>> Start Records for this task

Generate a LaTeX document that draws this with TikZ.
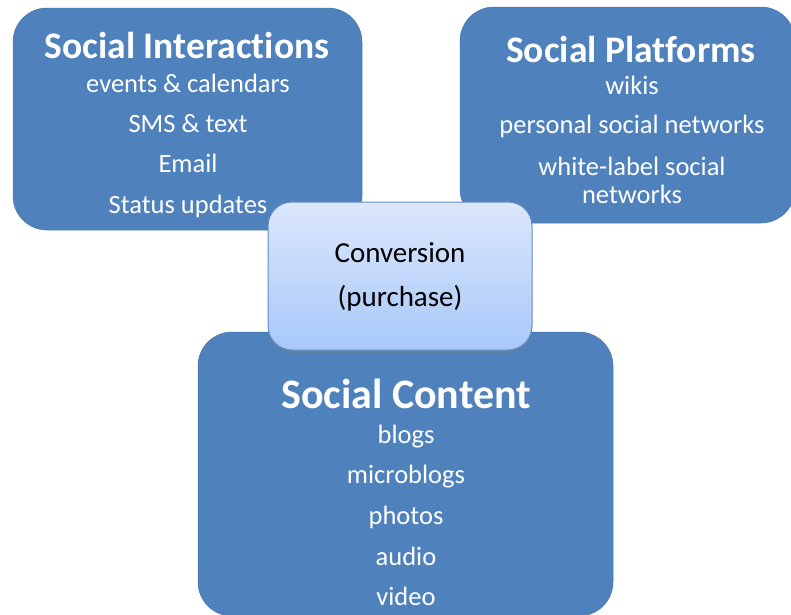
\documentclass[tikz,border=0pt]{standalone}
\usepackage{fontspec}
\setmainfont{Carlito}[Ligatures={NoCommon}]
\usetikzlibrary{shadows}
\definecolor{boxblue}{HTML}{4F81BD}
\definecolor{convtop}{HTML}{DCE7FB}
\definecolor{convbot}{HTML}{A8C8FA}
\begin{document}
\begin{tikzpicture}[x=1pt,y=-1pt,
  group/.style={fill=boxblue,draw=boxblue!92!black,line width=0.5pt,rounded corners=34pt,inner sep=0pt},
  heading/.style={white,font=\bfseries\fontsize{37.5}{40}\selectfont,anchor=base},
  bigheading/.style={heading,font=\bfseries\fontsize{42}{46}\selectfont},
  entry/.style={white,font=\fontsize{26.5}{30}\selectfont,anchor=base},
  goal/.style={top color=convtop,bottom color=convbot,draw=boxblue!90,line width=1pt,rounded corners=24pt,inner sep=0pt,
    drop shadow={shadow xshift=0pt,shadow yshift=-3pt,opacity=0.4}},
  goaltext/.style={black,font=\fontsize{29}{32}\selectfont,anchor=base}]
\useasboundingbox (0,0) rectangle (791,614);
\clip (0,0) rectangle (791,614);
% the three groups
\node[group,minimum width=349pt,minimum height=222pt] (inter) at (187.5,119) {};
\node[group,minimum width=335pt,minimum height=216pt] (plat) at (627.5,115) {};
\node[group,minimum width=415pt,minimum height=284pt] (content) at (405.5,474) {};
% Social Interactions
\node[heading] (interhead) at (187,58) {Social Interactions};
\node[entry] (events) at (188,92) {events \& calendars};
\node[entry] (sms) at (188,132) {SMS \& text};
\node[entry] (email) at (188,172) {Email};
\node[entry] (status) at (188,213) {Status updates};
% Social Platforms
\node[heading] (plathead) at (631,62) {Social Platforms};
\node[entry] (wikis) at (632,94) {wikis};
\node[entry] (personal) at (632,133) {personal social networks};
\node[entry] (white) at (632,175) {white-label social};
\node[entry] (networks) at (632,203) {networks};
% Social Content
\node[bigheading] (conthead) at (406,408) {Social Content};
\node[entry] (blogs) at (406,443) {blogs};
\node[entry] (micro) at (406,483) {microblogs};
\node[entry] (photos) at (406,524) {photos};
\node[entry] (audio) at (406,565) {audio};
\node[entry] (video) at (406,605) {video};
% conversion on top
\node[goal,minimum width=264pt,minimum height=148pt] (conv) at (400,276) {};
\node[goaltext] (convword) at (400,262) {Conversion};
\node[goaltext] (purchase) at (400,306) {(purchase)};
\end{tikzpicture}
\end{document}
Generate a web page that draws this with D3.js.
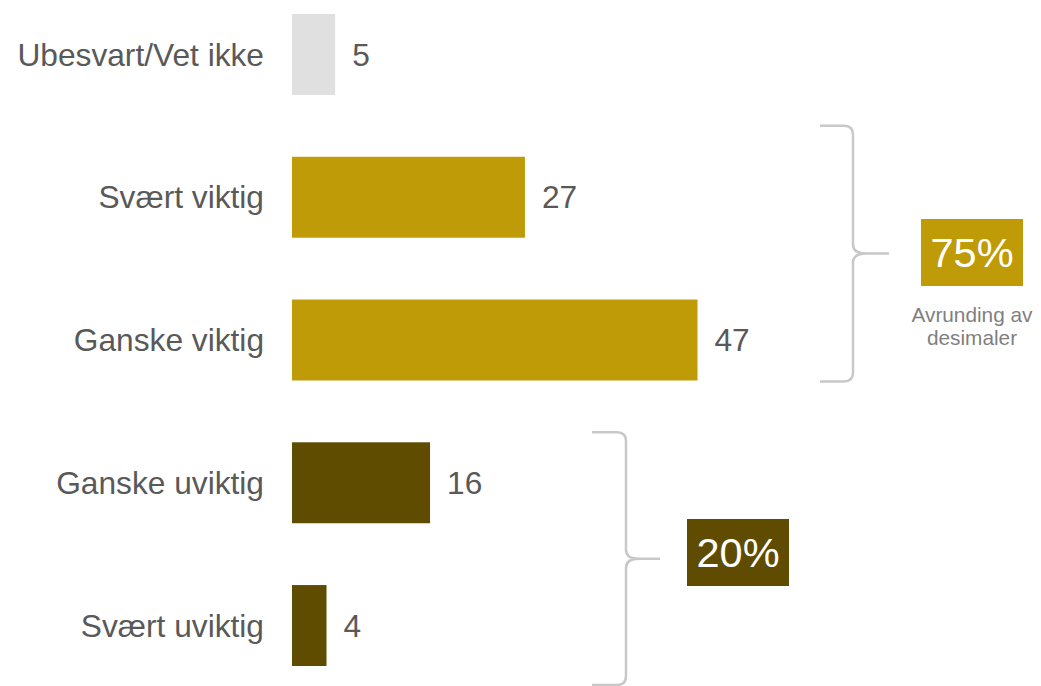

>> End Records for this task

Retype the records exactly. Any image in them should not appear in what you write.

Generate a LaTeX document that draws this with TikZ.
\documentclass[tikz,border=0pt]{standalone}
\usepackage{fontspec}
\setmainfont{Carlito}[Ligatures={NoCommon}]
\usetikzlibrary{shadows}
\definecolor{boxblue}{HTML}{4F81BD}
\definecolor{convtop}{HTML}{DCE7FB}
\definecolor{convbot}{HTML}{A8C8FA}
\begin{document}
\begin{tikzpicture}[x=1pt,y=-1pt,
  group/.style={fill=boxblue,draw=boxblue!92!black,line width=0.5pt,rounded corners=34pt,inner sep=0pt},
  heading/.style={white,font=\bfseries\fontsize{37.5}{40}\selectfont,anchor=base},
  bigheading/.style={heading,font=\bfseries\fontsize{42}{46}\selectfont},
  entry/.style={white,font=\fontsize{26.5}{30}\selectfont,anchor=base},
  goal/.style={top color=convtop,bottom color=convbot,draw=boxblue!90,line width=1pt,rounded corners=24pt,inner sep=0pt,
    drop shadow={shadow xshift=0pt,shadow yshift=-3pt,opacity=0.4}},
  goaltext/.style={black,font=\fontsize{29}{32}\selectfont,anchor=base}]
\useasboundingbox (0,0) rectangle (791,614);
\clip (0,0) rectangle (791,614);
% the three groups
\node[group,minimum width=349pt,minimum height=222pt] (inter) at (187.5,119) {};
\node[group,minimum width=335pt,minimum height=216pt] (plat) at (627.5,115) {};
\node[group,minimum width=415pt,minimum height=284pt] (content) at (405.5,474) {};
% Social Interactions
\node[heading] (interhead) at (187,58) {Social Interactions};
\node[entry] (events) at (188,92) {events \& calendars};
\node[entry] (sms) at (188,132) {SMS \& text};
\node[entry] (email) at (188,172) {Email};
\node[entry] (status) at (188,213) {Status updates};
% Social Platforms
\node[heading] (plathead) at (631,62) {Social Platforms};
\node[entry] (wikis) at (632,94) {wikis};
\node[entry] (personal) at (632,133) {personal social networks};
\node[entry] (white) at (632,175) {white-label social};
\node[entry] (networks) at (632,203) {networks};
% Social Content
\node[bigheading] (conthead) at (406,408) {Social Content};
\node[entry] (blogs) at (406,443) {blogs};
\node[entry] (micro) at (406,483) {microblogs};
\node[entry] (photos) at (406,524) {photos};
\node[entry] (audio) at (406,565) {audio};
\node[entry] (video) at (406,605) {video};
% conversion on top
\node[goal,minimum width=264pt,minimum height=148pt] (conv) at (400,276) {};
\node[goaltext] (convword) at (400,262) {Conversion};
\node[goaltext] (purchase) at (400,306) {(purchase)};
\end{tikzpicture}
\end{document}
Generate a web page that draws this with D3.js.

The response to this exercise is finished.